Mary counters with this less well-known response:

‘I should have called it
Something you somehow haven’t to deserve.’

            The idea of home—family home, national home—brings with it both obligations and rights.  As family members, as citizens, we need the sharpness of Jesus’s vision to help us see our families and our nations clearly.  Where and to whom do we finally belong?  We ask our families and our country to carry burdens of meaning that are finally too much for them to bear.  If we make our household or our nation into our ultimate good, we will be disappointed when people act the way people always do—out of a variety of motivations and needs.  In his critique of the family, Jesus is directing our allegiance further, beyond the love and security we experience at home onward to their ultimate source.  In calling God his Father, Jesus brings both those roles into a creative tension, a relationship that clarifies our misperceptions of both “Father” and “God”.
            Home is both the place that, when you have to go there, they have to take you in.  It is also something you haven’t to deserve.  You may have grown up in a loving and mutual nuclear family.  You may have grown up in a dangerous household.  Today you may be in a marriage or relationship that grounds your life and gives it meaning.  Or you may be oppressed and abused.  But here’s the point:  for Christians the household, like the nation, is not the source of our final value.  Even as good as it can be, the love you experience at home points beyond itself to something more.  And as bad as it can be, family tension is not all there is. 
            I love my family.  I love my country.  But neither my family nor my country can bear the weight of signifying life’s ultimate meaning.  They are vehicles of that meaning, but they are not the thing itself.
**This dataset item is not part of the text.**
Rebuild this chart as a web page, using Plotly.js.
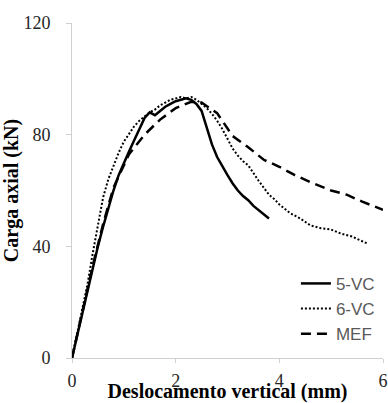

Neither, for that matter, is the church. I experience God in them, but they are not God. And the longer I live into the distinction, the more deeply I love them for what they actually are.
Family and nation are givens in human life, but Jesus offers us one thing more:  a community like the one he gathered with his companions.  In Jesus’s terms, you get through life by making common cause with others as you gather around a table where all are both welcome and equal.  Families and nations can pull together, just as they can fight over scarce resources. At Jesus’s table there is always enough to go around. 
            There may be violence in Egypt, strife in our households, and bickering in Congress, but God is up to something that will heal, renew, bless, and forgive us.  It all starts at this table, the meal at which we belong together as equals. As you center yourself at this table, you will come to see and accept yourself, your household, your nation as God means you to see and accept them: as vehicles of God’s meaning and purpose and grace. There is someone behind and before all this whose love and care will always surprise but will never disappoint us.  It is in that one’s name we gather, in that one’s cause we go forth to love and serve our households, our nation, and the world.  Amen.